== Problem to work on ==
Out of the lines below, please list those that hold the string "image".

== Data for the task ==

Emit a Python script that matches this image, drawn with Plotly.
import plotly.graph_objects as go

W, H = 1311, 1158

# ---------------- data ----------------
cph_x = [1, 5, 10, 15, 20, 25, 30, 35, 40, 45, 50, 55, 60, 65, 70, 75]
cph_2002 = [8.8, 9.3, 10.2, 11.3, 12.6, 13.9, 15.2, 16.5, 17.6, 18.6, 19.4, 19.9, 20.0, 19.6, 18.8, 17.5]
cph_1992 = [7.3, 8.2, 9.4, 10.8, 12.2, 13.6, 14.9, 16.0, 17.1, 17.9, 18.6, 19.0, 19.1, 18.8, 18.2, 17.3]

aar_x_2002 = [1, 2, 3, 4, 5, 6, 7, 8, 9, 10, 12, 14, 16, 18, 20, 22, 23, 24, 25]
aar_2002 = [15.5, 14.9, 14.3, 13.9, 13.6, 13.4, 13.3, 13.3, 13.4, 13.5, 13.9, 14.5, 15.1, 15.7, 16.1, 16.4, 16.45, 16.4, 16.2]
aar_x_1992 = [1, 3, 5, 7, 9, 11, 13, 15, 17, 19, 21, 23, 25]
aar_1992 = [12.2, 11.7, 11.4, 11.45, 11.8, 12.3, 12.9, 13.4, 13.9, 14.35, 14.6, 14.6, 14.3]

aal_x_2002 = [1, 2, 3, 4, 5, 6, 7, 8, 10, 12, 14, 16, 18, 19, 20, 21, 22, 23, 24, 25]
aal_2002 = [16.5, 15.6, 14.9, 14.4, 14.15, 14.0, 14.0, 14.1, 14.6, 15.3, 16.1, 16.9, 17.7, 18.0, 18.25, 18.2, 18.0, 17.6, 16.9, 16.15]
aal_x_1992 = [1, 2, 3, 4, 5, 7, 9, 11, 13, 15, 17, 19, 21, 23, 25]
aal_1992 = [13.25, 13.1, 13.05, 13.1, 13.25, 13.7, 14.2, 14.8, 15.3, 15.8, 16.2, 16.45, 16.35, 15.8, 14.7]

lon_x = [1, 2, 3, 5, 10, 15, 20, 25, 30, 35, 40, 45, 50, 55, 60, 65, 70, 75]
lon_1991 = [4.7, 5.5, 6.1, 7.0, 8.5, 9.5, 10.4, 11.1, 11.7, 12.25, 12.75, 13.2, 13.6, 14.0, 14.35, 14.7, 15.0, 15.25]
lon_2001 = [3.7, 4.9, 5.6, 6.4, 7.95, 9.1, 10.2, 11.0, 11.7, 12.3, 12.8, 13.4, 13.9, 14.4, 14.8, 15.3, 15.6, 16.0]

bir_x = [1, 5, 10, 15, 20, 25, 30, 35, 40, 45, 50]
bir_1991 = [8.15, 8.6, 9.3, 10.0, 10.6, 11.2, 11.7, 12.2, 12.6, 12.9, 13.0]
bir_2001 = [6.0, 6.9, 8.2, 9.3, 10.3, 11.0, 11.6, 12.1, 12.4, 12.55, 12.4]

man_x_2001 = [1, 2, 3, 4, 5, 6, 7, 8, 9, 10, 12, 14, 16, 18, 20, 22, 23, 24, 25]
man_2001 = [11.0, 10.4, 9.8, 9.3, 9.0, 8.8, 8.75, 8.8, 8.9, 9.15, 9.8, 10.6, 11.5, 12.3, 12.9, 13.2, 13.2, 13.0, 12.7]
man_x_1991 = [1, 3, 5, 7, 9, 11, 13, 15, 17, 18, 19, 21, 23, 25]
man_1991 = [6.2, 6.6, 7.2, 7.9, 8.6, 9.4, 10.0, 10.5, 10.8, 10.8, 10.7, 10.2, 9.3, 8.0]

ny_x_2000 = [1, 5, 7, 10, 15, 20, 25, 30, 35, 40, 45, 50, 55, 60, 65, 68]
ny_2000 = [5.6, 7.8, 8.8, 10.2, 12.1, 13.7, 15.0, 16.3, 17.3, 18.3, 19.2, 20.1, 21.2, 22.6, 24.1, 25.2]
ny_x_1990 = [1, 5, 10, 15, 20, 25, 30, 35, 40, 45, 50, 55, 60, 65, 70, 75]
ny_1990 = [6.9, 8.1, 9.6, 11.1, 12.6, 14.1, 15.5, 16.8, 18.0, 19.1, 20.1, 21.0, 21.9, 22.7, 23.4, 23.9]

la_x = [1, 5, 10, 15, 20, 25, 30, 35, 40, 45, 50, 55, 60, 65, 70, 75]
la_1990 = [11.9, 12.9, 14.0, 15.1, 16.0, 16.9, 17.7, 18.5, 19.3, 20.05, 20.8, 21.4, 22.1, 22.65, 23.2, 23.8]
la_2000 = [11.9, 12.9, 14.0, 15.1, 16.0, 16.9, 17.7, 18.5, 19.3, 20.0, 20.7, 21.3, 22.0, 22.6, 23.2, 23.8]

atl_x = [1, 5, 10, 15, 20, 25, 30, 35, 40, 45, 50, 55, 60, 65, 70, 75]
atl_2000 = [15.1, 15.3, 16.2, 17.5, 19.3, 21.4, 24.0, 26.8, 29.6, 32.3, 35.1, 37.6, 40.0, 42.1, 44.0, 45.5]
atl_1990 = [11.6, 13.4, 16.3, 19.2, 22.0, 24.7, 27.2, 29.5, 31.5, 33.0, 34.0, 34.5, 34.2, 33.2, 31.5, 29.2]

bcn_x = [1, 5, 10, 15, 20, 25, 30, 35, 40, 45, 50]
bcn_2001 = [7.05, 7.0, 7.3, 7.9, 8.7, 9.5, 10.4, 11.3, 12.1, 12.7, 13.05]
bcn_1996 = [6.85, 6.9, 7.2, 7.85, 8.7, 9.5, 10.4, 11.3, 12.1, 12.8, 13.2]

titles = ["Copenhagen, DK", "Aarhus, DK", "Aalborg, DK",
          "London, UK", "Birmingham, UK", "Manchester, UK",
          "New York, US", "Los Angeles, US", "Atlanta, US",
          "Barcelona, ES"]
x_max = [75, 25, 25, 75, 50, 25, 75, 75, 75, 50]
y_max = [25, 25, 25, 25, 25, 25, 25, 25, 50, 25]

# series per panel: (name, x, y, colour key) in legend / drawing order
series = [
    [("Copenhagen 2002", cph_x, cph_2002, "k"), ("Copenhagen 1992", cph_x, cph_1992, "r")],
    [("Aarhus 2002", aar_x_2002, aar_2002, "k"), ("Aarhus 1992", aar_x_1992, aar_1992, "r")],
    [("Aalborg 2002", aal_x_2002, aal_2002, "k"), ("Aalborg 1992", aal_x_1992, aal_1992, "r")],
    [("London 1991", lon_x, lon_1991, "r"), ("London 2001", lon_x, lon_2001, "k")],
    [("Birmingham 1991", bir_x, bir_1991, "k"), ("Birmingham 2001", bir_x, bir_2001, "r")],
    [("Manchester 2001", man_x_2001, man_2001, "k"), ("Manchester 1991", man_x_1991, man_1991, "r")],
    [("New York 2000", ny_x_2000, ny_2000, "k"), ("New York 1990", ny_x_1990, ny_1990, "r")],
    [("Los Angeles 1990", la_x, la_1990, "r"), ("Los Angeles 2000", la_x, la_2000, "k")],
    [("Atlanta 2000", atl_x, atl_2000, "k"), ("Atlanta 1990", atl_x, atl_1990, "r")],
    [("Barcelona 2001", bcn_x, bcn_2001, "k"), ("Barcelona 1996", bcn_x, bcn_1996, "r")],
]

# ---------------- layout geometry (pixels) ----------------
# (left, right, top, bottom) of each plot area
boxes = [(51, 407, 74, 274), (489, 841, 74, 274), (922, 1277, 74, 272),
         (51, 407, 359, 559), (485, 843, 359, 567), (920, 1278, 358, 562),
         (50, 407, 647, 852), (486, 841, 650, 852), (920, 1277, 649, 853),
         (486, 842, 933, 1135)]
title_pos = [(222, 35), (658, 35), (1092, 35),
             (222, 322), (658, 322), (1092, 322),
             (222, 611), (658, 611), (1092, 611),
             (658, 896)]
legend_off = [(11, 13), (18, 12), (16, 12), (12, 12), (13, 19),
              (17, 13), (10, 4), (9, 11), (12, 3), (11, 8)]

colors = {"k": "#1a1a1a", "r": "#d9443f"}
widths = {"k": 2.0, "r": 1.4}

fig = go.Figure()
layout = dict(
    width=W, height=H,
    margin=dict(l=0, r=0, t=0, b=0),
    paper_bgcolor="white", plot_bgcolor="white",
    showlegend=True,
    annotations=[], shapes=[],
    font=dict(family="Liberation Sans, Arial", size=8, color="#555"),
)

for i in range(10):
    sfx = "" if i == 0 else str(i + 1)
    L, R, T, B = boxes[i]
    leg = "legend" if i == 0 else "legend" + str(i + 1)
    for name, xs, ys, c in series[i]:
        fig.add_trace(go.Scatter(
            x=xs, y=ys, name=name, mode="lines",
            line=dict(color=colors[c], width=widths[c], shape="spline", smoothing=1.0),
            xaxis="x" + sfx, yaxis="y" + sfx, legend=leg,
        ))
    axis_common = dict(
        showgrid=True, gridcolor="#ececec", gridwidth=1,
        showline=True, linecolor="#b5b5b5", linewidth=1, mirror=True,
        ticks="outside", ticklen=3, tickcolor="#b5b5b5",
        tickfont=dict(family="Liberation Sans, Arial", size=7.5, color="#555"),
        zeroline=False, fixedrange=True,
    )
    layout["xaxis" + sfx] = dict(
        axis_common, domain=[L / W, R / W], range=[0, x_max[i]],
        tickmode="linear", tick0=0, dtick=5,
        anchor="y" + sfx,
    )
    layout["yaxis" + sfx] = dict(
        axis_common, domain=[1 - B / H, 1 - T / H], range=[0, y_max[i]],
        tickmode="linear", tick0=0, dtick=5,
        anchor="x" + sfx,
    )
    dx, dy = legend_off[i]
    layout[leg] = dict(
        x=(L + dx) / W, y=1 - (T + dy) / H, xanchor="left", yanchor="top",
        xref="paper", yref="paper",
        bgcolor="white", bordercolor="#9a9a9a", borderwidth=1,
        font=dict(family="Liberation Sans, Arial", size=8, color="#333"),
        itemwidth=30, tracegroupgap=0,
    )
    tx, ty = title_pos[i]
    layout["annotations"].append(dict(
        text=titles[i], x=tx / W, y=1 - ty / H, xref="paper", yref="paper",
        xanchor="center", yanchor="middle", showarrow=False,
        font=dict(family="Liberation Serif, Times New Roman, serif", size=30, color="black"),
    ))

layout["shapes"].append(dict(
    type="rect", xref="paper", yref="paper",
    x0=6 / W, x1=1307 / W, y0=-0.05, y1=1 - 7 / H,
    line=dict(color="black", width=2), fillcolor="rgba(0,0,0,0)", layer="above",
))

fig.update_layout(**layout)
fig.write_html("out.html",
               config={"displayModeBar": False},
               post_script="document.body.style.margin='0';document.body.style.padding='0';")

--

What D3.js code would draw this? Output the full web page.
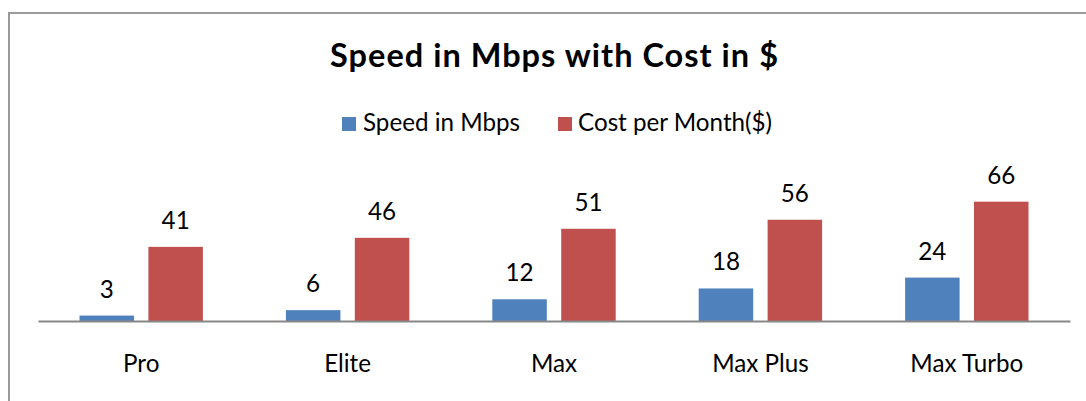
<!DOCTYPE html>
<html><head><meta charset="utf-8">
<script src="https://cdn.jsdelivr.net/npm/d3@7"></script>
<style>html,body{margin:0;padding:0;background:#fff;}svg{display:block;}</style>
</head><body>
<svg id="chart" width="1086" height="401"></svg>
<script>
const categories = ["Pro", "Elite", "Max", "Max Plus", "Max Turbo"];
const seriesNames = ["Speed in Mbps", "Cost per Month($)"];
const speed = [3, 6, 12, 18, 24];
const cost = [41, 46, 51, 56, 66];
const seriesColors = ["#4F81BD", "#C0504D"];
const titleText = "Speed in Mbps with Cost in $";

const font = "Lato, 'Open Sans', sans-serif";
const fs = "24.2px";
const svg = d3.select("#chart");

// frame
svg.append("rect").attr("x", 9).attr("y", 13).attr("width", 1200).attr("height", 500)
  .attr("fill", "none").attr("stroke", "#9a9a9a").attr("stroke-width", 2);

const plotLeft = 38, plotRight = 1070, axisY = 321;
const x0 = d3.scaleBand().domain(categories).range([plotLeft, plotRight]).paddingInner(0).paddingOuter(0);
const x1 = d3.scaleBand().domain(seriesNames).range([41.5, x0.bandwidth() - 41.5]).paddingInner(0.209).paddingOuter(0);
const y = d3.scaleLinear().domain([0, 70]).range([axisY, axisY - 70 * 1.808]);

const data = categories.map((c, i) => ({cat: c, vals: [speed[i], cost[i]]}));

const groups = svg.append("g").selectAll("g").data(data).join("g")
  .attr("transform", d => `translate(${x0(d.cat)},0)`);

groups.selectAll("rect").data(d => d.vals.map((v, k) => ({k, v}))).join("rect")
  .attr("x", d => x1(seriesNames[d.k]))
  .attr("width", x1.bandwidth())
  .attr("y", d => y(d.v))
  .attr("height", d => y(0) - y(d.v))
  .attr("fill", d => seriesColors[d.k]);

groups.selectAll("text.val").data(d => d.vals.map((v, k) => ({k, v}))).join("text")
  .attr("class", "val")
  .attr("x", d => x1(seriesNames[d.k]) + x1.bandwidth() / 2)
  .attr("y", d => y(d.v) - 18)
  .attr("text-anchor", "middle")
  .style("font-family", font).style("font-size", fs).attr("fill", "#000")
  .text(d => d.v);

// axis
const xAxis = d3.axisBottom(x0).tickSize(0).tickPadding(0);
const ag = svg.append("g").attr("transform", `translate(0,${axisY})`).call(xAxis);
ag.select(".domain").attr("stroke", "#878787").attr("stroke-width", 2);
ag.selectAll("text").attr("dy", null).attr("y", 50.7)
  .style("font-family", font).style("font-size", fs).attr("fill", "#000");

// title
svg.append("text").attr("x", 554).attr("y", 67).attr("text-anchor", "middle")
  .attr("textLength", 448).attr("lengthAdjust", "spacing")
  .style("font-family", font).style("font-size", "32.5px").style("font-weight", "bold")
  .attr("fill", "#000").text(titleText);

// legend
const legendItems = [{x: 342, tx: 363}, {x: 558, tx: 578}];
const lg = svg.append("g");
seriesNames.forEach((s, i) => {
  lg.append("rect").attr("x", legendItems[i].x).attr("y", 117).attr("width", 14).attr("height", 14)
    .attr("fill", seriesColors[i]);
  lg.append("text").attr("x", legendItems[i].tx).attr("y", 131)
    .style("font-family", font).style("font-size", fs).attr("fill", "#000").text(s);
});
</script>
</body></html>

* * *

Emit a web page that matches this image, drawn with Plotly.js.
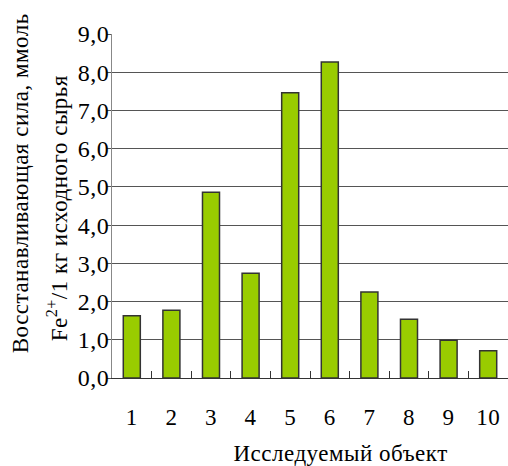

== Exercise response ==
Emit a Python script that matches this image, drawn with Plotly.
Emit a web page that matches this image, drawn with Plotly.js.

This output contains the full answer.